What the task asks | Each line from the start of the records below through the line that contains "return [RED if" should be printed exactly. Pictures are omitted.

Stored data |
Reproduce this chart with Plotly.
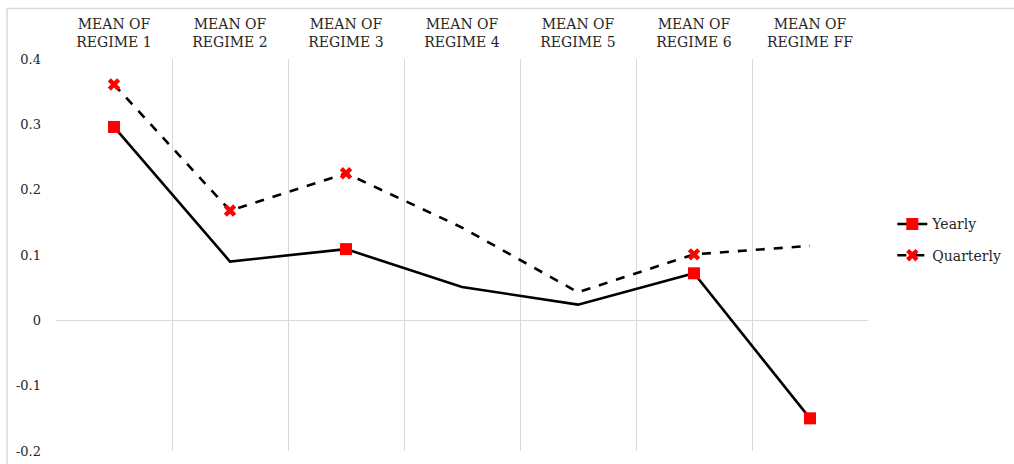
import plotly.graph_objects as go

# Regime labels along the top axis
categories = [
    "MEAN OF<br>REGIME 1", "MEAN OF<br>REGIME 2", "MEAN OF<br>REGIME 3",
    "MEAN OF<br>REGIME 4", "MEAN OF<br>REGIME 5", "MEAN OF<br>REGIME 6",
    "MEAN OF<br>REGIME FF",
]

# Series values
yearly = [0.296, 0.090, 0.109, 0.051, 0.024, 0.072, -0.150]
quarterly = [0.361, 0.168, 0.225, 0.142, 0.043, 0.101, 0.114]

# Which points carry a visible marker
yearly_marked = [True, False, True, False, False, True, True]
quarterly_marked = [True, True, True, False, False, True, False]

y_ticks = [-0.2, -0.1, 0, 0.1, 0.2, 0.3, 0.4]
y_ticktext = ["-0.2", "-0.1", "0", "0.1", "0.2", "0.3", "0.4"]

RED = "#ff0000"
CLEAR = "rgba(0,0,0,0)"
SERIF = "DejaVu Serif"


def marker_colors(flags):
    return [RED if f else CLEAR for f in flags]


fig = go.Figure()
fig.add_trace(go.Scatter(
    x=categories, y=yearly, name="Yearly", mode="lines+markers",
    legendgroup="yearly",
    line=dict(color="black", width=2.6),
    marker=dict(symbol="square", size=12, color=marker_colors(yearly_marked),
                line=dict(width=0)),
))
fig.add_trace(go.Scatter(
    x=categories, y=quarterly, name="Quarterly", mode="lines+markers",
    legendgroup="quarterly",
    line=dict(color="black", width=2.6, dash="dash"),
    marker=dict(symbol="x", size=11, color=marker_colors(quarterly_marked),
                line=dict(width=0)),
))

fig.update_layout(
    width=1014, height=464,
    margin=dict(l=56, r=146, t=59, b=13),
    paper_bgcolor="white", plot_bgcolor="white",
    font=dict(family=SERIF, size=13, color="#404040"),
    showlegend=True,
    legend=dict(
        xref="container", yref="container",
        x=0.88, xanchor="left", y=0.483, yanchor="middle",
        font=dict(family=SERIF, size=14, color="#262626"),
        bgcolor="rgba(0,0,0,0)", tracegroupgap=10,
    ),
    xaxis=dict(
        type="category", side="top", range=[-0.5, 6.5], automargin=False,
        tickson="boundaries", showgrid=True, gridcolor="#d9d9d9", gridwidth=1,
        ticks="", showline=False, zeroline=False,
        tickfont=dict(family=SERIF, size=14, color="#262626"),
        ticklabelstandoff=8,
    ),
    yaxis=dict(
        range=[-0.2, 0.4], tickvals=y_ticks, ticktext=y_ticktext, automargin=False,
        showgrid=False, zeroline=True, zerolinecolor="#d9d9d9", zerolinewidth=1,
        showline=False, ticks="",
        tickfont=dict(family=SERIF, size=13, color="#262626"),
        ticklabelstandoff=14,
    ),
    shapes=[dict(
        type="rect", xref="paper", yref="paper",
        x0=-0.0603, x1=1.19, y0=-0.06, y1=1.1288,
        line=dict(color="#d9d9d9", width=1.5), fillcolor="rgba(0,0,0,0)",
        layer="below",
    )],
)

fig.write_html("out.html")
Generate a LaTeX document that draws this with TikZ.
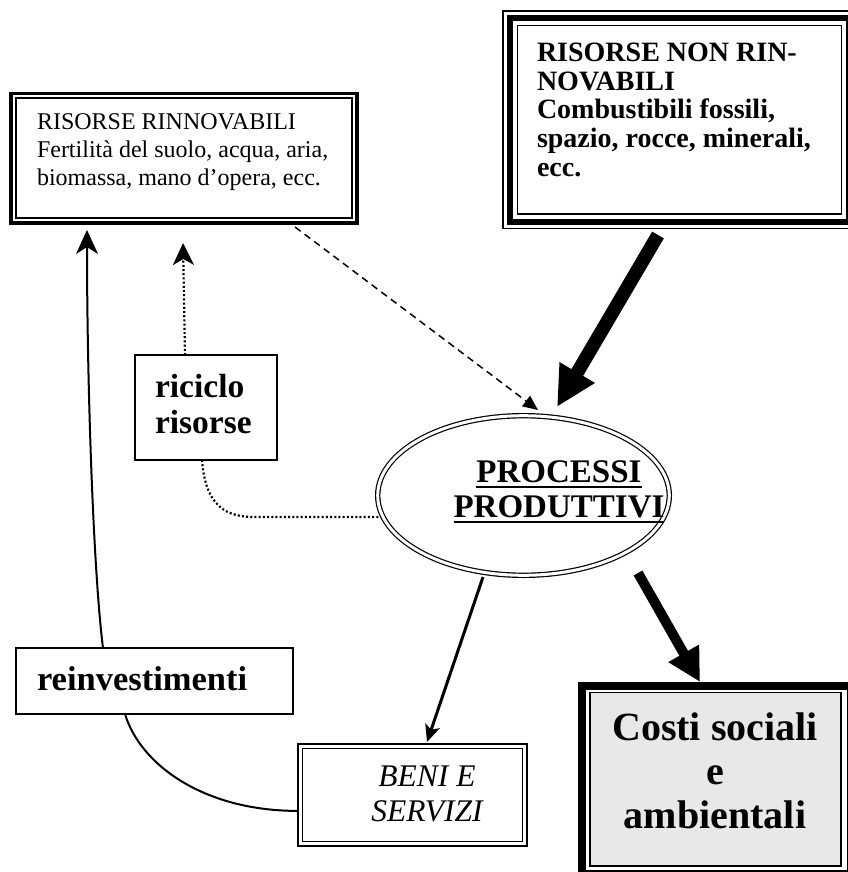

Answer for this exercise |
Reproduce this chart with Plotly.
import plotly.graph_objects as go

# Regime labels along the top axis
categories = [
    "MEAN OF<br>REGIME 1", "MEAN OF<br>REGIME 2", "MEAN OF<br>REGIME 3",
    "MEAN OF<br>REGIME 4", "MEAN OF<br>REGIME 5", "MEAN OF<br>REGIME 6",
    "MEAN OF<br>REGIME FF",
]

# Series values
yearly = [0.296, 0.090, 0.109, 0.051, 0.024, 0.072, -0.150]
quarterly = [0.361, 0.168, 0.225, 0.142, 0.043, 0.101, 0.114]

# Which points carry a visible marker
yearly_marked = [True, False, True, False, False, True, True]
quarterly_marked = [True, True, True, False, False, True, False]

y_ticks = [-0.2, -0.1, 0, 0.1, 0.2, 0.3, 0.4]
y_ticktext = ["-0.2", "-0.1", "0", "0.1", "0.2", "0.3", "0.4"]

RED = "#ff0000"
CLEAR = "rgba(0,0,0,0)"
SERIF = "DejaVu Serif"


def marker_colors(flags):
    return [RED if f else CLEAR for f in flags]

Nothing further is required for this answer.